**Supplied material:**
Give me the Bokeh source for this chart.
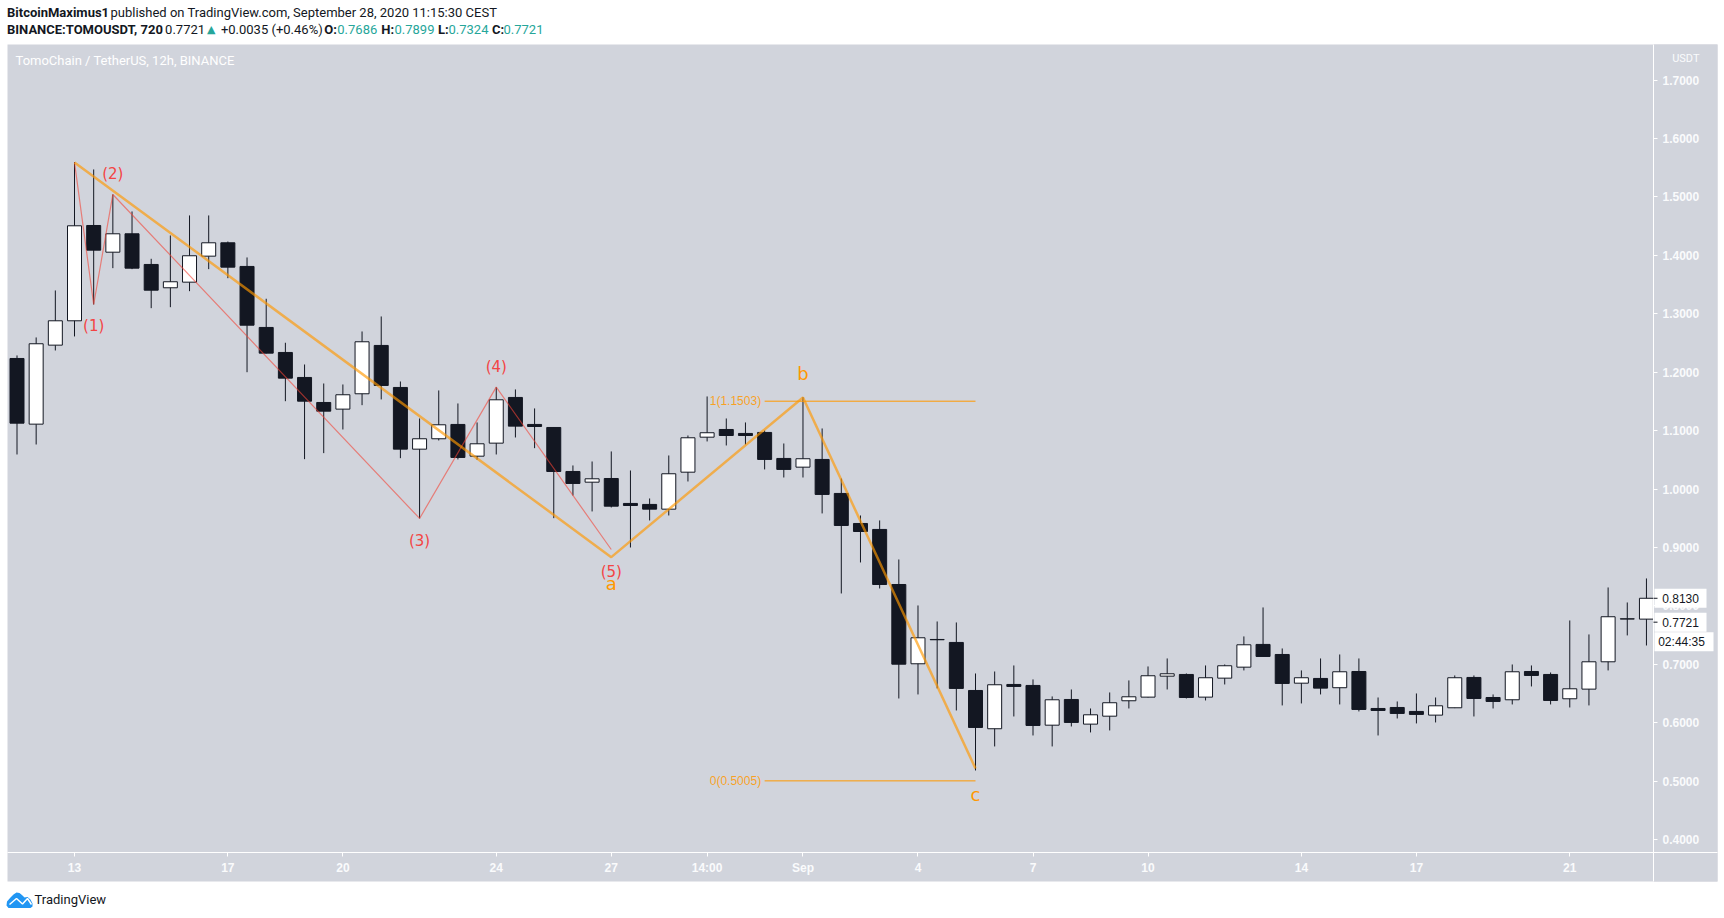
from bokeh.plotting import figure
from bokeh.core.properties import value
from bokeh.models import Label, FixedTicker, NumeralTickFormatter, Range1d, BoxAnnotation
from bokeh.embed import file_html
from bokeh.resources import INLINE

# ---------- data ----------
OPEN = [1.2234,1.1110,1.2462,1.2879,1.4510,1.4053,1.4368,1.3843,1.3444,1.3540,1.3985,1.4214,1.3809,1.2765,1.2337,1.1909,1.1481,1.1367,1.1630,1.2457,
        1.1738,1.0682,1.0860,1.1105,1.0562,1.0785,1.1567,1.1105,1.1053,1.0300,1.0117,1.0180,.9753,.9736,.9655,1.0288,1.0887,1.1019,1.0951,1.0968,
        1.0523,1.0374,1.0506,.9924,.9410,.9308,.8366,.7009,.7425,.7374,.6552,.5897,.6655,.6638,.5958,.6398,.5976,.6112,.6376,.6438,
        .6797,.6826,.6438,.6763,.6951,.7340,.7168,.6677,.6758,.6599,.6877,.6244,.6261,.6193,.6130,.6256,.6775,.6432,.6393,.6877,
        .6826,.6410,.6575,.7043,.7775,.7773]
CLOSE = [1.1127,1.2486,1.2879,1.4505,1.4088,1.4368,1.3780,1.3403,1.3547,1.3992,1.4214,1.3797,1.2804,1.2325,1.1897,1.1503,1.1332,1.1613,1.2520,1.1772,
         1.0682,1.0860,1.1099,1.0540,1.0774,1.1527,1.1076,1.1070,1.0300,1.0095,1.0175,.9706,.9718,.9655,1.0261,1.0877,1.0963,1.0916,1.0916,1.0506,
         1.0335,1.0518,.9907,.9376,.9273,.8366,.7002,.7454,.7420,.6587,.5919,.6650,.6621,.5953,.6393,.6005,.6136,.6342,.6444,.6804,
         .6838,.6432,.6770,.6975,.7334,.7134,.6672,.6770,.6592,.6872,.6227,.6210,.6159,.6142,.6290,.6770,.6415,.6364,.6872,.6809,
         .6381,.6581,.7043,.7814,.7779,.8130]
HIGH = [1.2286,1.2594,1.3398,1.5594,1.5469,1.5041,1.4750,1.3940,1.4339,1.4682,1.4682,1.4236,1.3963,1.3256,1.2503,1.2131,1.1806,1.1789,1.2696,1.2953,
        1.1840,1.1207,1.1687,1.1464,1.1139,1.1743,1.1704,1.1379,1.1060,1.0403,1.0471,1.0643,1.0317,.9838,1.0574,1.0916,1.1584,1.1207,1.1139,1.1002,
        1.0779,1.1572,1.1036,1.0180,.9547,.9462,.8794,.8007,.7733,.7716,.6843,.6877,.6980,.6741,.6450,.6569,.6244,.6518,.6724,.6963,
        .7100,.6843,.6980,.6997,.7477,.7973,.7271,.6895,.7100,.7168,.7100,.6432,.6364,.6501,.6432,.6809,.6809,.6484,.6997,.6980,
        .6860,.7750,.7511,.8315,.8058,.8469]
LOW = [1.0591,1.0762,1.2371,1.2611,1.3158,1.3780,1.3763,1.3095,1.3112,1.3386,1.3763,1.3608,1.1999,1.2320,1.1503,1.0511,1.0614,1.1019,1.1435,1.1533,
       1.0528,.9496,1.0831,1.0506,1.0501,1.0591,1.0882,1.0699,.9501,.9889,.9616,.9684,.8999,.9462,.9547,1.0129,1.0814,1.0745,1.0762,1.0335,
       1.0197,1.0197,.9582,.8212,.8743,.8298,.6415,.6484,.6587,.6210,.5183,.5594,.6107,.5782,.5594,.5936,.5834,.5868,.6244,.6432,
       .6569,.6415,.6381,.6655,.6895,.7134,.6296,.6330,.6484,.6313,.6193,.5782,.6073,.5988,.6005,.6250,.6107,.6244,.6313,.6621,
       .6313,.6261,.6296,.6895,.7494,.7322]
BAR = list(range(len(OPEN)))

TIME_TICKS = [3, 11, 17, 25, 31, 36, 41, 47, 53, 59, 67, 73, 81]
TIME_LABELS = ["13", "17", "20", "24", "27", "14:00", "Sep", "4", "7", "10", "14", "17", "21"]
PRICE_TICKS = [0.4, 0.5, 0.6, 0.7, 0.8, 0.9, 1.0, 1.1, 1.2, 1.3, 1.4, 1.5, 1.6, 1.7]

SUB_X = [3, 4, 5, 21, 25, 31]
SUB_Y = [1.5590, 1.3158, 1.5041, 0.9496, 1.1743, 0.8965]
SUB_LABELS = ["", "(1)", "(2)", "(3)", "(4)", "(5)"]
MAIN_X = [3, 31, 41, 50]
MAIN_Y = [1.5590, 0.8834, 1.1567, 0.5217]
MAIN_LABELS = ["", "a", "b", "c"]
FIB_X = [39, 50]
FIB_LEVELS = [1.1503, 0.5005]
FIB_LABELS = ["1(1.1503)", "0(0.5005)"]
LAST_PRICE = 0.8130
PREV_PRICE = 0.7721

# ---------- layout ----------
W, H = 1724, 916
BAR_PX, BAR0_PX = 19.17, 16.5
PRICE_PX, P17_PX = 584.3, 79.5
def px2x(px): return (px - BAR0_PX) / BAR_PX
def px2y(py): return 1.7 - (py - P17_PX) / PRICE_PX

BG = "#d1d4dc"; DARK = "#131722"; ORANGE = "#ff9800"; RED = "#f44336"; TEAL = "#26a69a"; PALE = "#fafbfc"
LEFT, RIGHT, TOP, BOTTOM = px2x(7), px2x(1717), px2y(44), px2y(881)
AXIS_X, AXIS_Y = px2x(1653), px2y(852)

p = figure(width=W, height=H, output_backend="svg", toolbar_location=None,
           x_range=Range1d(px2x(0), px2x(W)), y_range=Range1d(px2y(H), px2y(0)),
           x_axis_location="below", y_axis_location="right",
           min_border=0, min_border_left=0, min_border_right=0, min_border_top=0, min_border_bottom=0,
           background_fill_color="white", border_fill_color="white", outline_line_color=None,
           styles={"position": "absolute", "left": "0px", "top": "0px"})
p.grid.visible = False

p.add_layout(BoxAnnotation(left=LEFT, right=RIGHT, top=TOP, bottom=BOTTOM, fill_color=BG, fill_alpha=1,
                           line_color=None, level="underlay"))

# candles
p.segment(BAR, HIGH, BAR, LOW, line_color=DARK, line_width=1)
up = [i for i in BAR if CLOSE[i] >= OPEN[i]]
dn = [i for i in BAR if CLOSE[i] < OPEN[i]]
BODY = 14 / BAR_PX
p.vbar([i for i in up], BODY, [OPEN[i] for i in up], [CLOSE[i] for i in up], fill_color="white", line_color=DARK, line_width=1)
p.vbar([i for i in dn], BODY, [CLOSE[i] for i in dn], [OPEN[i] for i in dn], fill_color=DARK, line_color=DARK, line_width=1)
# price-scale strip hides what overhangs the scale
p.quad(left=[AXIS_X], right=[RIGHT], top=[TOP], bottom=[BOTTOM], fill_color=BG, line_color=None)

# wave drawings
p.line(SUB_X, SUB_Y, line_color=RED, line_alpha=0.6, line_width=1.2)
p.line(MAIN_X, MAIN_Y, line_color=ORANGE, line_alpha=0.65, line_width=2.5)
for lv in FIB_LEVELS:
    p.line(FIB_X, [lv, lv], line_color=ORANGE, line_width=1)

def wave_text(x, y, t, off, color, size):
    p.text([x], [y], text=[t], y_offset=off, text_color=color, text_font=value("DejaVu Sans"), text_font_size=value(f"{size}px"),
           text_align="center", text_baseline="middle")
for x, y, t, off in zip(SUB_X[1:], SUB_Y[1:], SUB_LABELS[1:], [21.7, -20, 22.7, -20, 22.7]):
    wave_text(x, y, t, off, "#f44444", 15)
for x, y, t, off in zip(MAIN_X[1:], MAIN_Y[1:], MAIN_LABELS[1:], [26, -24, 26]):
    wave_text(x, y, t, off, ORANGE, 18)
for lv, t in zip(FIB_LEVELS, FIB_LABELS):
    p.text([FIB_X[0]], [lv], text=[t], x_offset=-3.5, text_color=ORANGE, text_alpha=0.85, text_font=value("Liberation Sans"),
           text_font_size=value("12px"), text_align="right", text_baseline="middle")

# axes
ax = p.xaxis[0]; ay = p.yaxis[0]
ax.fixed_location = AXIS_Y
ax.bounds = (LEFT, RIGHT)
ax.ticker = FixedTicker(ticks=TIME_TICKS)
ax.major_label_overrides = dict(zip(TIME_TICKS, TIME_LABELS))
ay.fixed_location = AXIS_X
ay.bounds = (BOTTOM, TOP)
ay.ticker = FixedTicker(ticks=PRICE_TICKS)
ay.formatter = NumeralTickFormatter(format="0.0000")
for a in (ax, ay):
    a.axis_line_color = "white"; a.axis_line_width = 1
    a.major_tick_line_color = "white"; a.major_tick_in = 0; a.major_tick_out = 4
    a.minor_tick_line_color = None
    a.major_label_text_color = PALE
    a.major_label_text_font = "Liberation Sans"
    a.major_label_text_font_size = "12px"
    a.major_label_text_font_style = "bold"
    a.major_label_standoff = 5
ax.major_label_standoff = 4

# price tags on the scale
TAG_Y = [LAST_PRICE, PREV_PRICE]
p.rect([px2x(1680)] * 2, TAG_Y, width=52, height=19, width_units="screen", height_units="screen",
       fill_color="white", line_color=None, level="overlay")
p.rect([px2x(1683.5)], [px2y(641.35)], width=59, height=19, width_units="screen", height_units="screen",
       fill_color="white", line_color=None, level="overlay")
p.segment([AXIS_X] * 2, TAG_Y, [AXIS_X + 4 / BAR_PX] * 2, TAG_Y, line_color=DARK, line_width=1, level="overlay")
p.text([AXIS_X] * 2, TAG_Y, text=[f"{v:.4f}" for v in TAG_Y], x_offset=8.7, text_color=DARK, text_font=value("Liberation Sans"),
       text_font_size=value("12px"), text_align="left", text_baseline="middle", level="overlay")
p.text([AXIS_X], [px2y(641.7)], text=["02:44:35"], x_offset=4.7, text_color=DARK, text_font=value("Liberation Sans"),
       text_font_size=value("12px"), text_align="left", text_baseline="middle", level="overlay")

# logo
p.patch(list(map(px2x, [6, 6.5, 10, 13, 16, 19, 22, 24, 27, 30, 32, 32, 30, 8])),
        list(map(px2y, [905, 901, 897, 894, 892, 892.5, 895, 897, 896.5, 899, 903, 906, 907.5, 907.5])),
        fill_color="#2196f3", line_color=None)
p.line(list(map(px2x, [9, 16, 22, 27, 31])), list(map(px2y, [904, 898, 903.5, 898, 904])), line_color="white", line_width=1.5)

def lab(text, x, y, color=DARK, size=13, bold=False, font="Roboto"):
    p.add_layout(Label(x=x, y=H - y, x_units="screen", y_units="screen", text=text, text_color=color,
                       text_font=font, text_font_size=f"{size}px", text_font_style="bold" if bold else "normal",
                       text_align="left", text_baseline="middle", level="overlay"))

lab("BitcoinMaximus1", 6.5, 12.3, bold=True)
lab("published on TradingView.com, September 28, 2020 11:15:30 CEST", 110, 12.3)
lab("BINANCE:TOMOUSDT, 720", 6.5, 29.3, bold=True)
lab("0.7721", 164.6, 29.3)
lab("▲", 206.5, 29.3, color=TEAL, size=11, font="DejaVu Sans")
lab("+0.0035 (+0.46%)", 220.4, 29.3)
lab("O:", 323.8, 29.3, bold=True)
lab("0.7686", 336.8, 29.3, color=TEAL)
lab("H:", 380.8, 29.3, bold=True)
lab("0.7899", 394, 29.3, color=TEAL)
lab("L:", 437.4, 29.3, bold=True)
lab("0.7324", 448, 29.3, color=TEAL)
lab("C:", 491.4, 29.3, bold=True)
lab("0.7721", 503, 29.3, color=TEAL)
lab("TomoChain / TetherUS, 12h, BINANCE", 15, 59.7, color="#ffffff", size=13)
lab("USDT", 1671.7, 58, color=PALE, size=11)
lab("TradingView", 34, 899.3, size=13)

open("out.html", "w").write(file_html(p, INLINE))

**Exercise:**
Go from the first line of the data above to the line containing "from bokeh.resources import INLINE" and retype exactly those lines, both included, but none of the pictures.

**Correct answer:**
Give me the Bokeh source for this chart.
from bokeh.plotting import figure
from bokeh.core.properties import value
from bokeh.models import Label, FixedTicker, NumeralTickFormatter, Range1d, BoxAnnotation
from bokeh.embed import file_html
from bokeh.resources import INLINE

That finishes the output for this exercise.